■ Aim of the exercise
Below are the records; collect from them each line containing the string "this".

┌──

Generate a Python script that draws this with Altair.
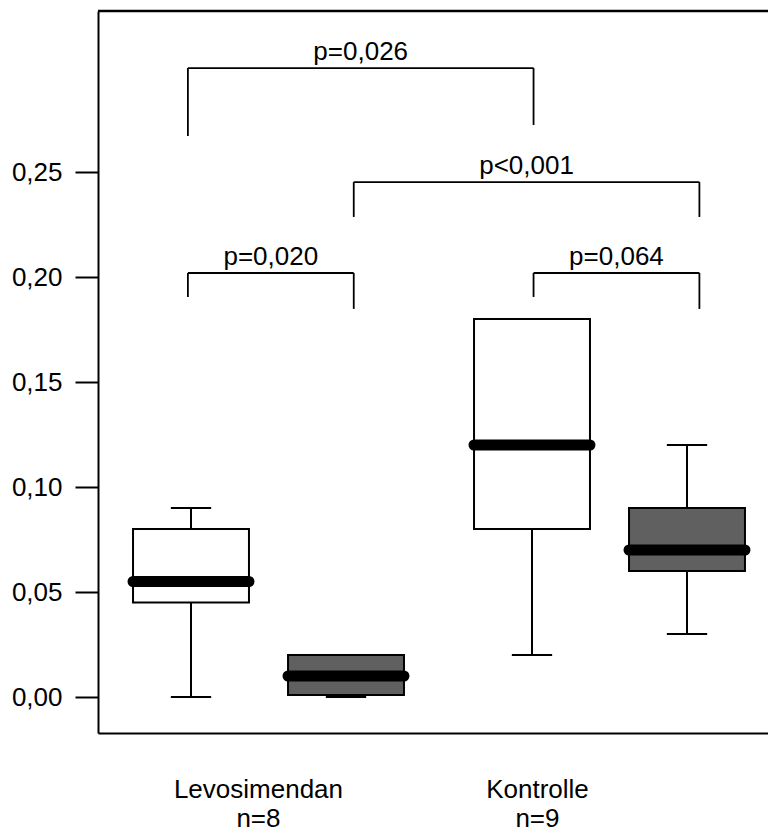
import altair as alt
import pandas as pd

# ---------------- data ----------------
groups = ["Levosimendan", "Levosimendan", "Kontrolle", "Kontrolle"]
phases = ["Zeitpunkt 1", "Zeitpunkt 2", "Zeitpunkt 1", "Zeitpunkt 2"]
v_min = [0.000, 0.000, 0.020, 0.030]
v_q1 = [0.045, 0.001, 0.080, 0.060]
v_med = [0.055, 0.010, 0.120, 0.070]
v_q3 = [0.080, 0.020, 0.180, 0.090]
v_max = [0.090, 0.020, 0.180, 0.120]

categories = ["Levosimendan", "Kontrolle"]
n_per_group = [8, 9]

p_labels = ["p=0,026", "p<0,001", "p=0,020", "p=0,064"]
p_from = [0, 1, 0, 2]          # index of the left box
p_to = [2, 3, 1, 3]            # index of the right box
p_top = [0.2995, 0.2452, 0.2019, 0.2019]
p_left_end = [0.2671, 0.2286, 0.1905, 0.1905]
p_right_end = [0.2724, 0.2286, 0.1848, 0.1848]

y_ticks = [0.00, 0.05, 0.10, 0.15, 0.20, 0.25]

# ---------------- layout ----------------
slot = [1.0, 2.0, 3.2, 4.2]          # box centres on the x scale
leg = [0.98, 2.05, 3.21, 4.28]       # bracket leg positions
label_slot = [1.432, 3.232]          # category label positions
BOX_HALF = 0.374
CAP_HALF = 0.13
W, H = 670, 722
X_DOM = [0.4, 0.4 + W / 155.0]
Y_DOM = [-36 / 2100.0, 686 / 2100.0]
FONT = "Liberation Sans"
FS = 26
GRAY = "#606060"

boxes = pd.DataFrame({
    "group": groups, "phase": phases,
    "vmin": v_min, "q1": v_q1, "med": v_med, "q3": v_q3, "vmax": v_max,
    "x": slot,
    "xl": [s - BOX_HALF for s in slot], "xr": [s + BOX_HALF for s in slot],
    "cl": [s - CAP_HALF for s in slot], "cr": [s + CAP_HALF for s in slot],
})

seg_rows = []
txt_rows = []
for lab, a, b, top, le, re in zip(p_labels, p_from, p_to, p_top, p_left_end, p_right_end):
    xa, xb = leg[a], leg[b]
    seg_rows.append({"sx": xa, "sx2": xb, "sy": top, "sy2": top})
    seg_rows.append({"sx": xa, "sx2": xa, "sy": top, "sy2": le})
    seg_rows.append({"sx": xb, "sx2": xb, "sy": top, "sy2": re})
    txt_rows.append({"label": lab, "tx": (xa + xb) / 2, "ty": top})
segs = pd.DataFrame(seg_rows)
txts = pd.DataFrame(txt_rows)

label_expr = "datum.value < 2.3 ? {} : {}".format(
    "['%s', 'n=%d']" % (categories[0], n_per_group[0]),
    "['%s', 'n=%d']" % (categories[1], n_per_group[1]),
)

xscale = alt.Scale(domain=X_DOM, nice=False, zero=False)
yscale = alt.Scale(domain=Y_DOM, nice=False, zero=False)

x_axis = alt.Axis(
    values=label_slot, labelExpr=label_expr, ticks=False, tickSize=0,
    domainColor="black", domainWidth=2, grid=False, title=None,
    labelFont=FONT, labelFontSize=FS, labelColor="black", labelPadding=43,
    labelLineHeight=29, labelOverlap=False, labelFlush=False, labelBaseline="top",
)
y_axis = alt.Axis(
    values=y_ticks, format=".2f", labelExpr="replace(datum.label, '.', ',')",
    tickSize=23, tickWidth=2, tickColor="black", domainColor="black", domainWidth=2,
    grid=False, title=None, labelFont=FONT, labelFontSize=FS, labelColor="black",
    labelPadding=13, labelOverlap=False, labelFlush=False,
)


def X(field):
    return alt.X(field, type="quantitative", scale=xscale, axis=x_axis)


def Y(field):
    return alt.Y(field, type="quantitative", scale=yscale, axis=y_axis)


base = alt.Chart(boxes)

whisk_lo = base.mark_rule(color="black", strokeWidth=2).encode(x=X("x"), y=Y("vmin"), y2="q1")
whisk_hi = base.mark_rule(color="black", strokeWidth=2).encode(x=X("x"), y=Y("q3"), y2="vmax")
cap_lo = base.mark_rule(color="black", strokeWidth=2).encode(x=X("cl"), x2="cr", y=Y("vmin"))
cap_hi = base.mark_rule(color="black", strokeWidth=2).encode(x=X("cl"), x2="cr", y=Y("vmax"))
box = base.mark_rect(stroke="black", strokeWidth=2).encode(
    x=X("xl"), x2="xr", y=Y("q1"), y2="q3",
    color=alt.Color("phase:N", scale=alt.Scale(domain=["Zeitpunkt 1", "Zeitpunkt 2"],
                                               range=["white", GRAY]), legend=None),
)
median = base.mark_rule(color="black", strokeWidth=11, strokeCap="round").encode(
    x=X("xl"), x2="xr", y=Y("med"))

brackets = alt.Chart(segs).mark_rule(color="black", strokeWidth=1.8).encode(
    x=X("sx"), x2="sx2", y=Y("sy"), y2="sy2")
ptext = alt.Chart(txts).mark_text(
    font=FONT, fontSize=FS, color="black", baseline="alphabetic", align="center", dy=-8
).encode(x=X("tx"), y=Y("ty"), text="label:N")

top_line = alt.Chart(pd.DataFrame({"k": [0]})).mark_rule(color="black", strokeWidth=2.5).encode(
    x=alt.value(0), x2=alt.value(W), y=alt.value(0))

chart = alt.layer(
    whisk_lo, whisk_hi, cap_lo, cap_hi, box, median, brackets, ptext, top_line
).properties(
    width=W, height=H,
    autosize=alt.AutoSizeParams(type="none"),
    padding={"left": 98, "top": 11, "right": 0, "bottom": 98},
    background="white",
).configure_view(stroke=None)

chart.save("out.html", embed_options={"renderer": "svg", "actions": False})
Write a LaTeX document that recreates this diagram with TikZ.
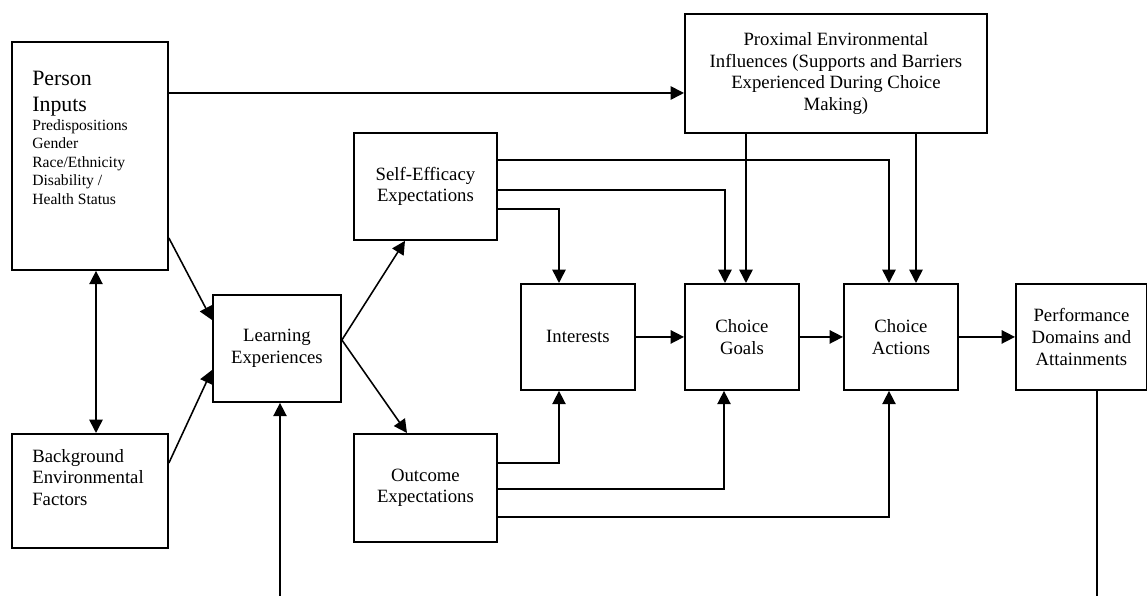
\documentclass[tikz,border=0pt]{standalone}
\usepackage{fontspec}
\setmainfont{Liberation Serif}
\usetikzlibrary{arrows.meta,positioning,calc}

\begin{document}
\begin{tikzpicture}[x=0.64pt, y=-0.64pt,
    box/.style={draw, line width=1.2pt, anchor=north west, inner sep=0pt, align=center, font=\fontsize{12}{13.8}\selectfont},
    lefttext/.style={anchor=north west, inner sep=0pt, align=left},
    arr/.style={line width=1pt, -{Triangle[length=8.5pt,width=8.5pt]}},
    dbl/.style={line width=1pt, {Triangle[length=8.5pt,width=8.5pt]}-{Triangle[length=8.5pt,width=8.5pt]}},
    plain/.style={line width=1pt}]

    \useasboundingbox (0,0) rectangle (1147,596);

    \node [box, minimum width=99.84pt, minimum height=145.92pt] (person) at (11,41) {};
    \node [lefttext, font=\fontsize{14}{16.6}\selectfont] (persontitle) at (32,70.5) {Person\\Inputs};
    \node [lefttext, font=\fontsize{10}{11.84}\selectfont] (personlist) at (32,119) {Predispositions\\Gender\\Race/Ethnicity\\Disability /\\Health Status};
    \node [box, minimum width=99.84pt, minimum height=72.96pt] (background) at (11,433) {};
    \node [lefttext, font=\fontsize{12}{13.8}\selectfont] (backgroundtext) at (32,449) {Background\\Environmental\\Factors};
    \node [box, minimum width=81.92pt, minimum height=68.48pt] (learning) at (212,294) {Learning\\Experiences};
    \node [box, minimum width=91.52pt, minimum height=68.48pt] (selfeff) at (353,132) {Self-Efficacy\\Expectations};
    \node [box, minimum width=91.52pt, minimum height=69.12pt] (outcome) at (353,433) {Outcome\\Expectations};
    \node [box, minimum width=72.96pt, minimum height=67.84pt] (interests) at (520,283) {Interests};
    \node [box, minimum width=72.96pt, minimum height=67.84pt] (goals) at (684,283) {Choice\\Goals};
    \node [box, minimum width=72.96pt, minimum height=67.84pt] (actions) at (843,283) {Choice\\Actions};
    \node [box, minimum width=83.84pt, minimum height=67.84pt] (perf) at (1015,283) {Performance\\Domains and\\Attainments};
    \node [box, minimum width=193.28pt, minimum height=76.16pt] (prox) at (684,13) {Proximal Environmental\\Influences (Supports and Barriers\\Experienced During Choice\\Making)};

    \coordinate (lbot) at (280,596);
    \coordinate (pbot) at (1097,596);

    % left side
    \draw [arr] (person.east |- 0,93) -- (prox.west |- 0,93);
    \draw [dbl] (person.south -| 96,0) -- (background.north -| 96,0);
    \draw [arr] (person.east |- 0,238) -- (learning.west |- 0,320);
    \draw [arr] (background.east |- 0,463) -- (learning.west |- 0,370);
    \draw [arr] (lbot) -- (lbot |- learning.south);
    \draw [arr] (learning.east |- 0,340) -- (selfeff.south -| 405,0);
    \draw [arr] (learning.east |- 0,340) -- (outcome.north -| 407,0);

    % expectations to the choice boxes
    \draw [arr] (selfeff.east |- 0,160) -| (actions.north -| 889,0);
    \draw [arr] (selfeff.east |- 0,190) -| (goals.north -| 725,0);
    \draw [arr] (selfeff.east |- 0,209) -| (interests.north -| 559,0);
    \draw [arr] (outcome.east |- 0,463) -| (interests.south -| 559,0);
    \draw [arr] (outcome.east |- 0,489) -| (goals.south -| 724,0);
    \draw [arr] (outcome.east |- 0,517) -| (actions.south -| 889,0);
    \draw [arr] (prox.south -| 746,0) -- (goals.north -| 746,0);
    \draw [arr] (prox.south -| 916,0) -- (actions.north -| 916,0);

    \draw [arr] (interests.east) -- (goals.west);
    \draw [arr] (goals.east) -- (actions.west);
    \draw [arr] (actions.east) -- (perf.west);
    \draw [plain] (perf.south -| pbot) -- (pbot);
\end{tikzpicture}
\end{document}
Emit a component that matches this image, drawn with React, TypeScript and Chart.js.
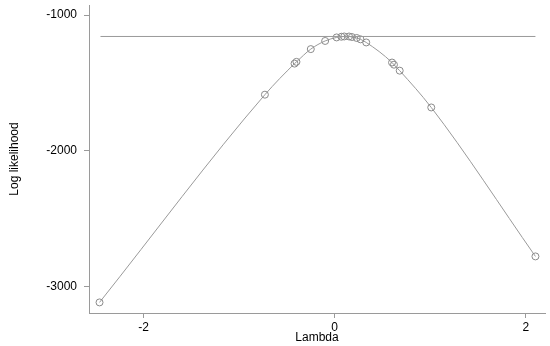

└──

■ Problem solution
Generate a Python script that draws this with Altair.
Write a LaTeX document that recreates this diagram with TikZ.
Emit a component that matches this image, drawn with React, TypeScript and Chart.js.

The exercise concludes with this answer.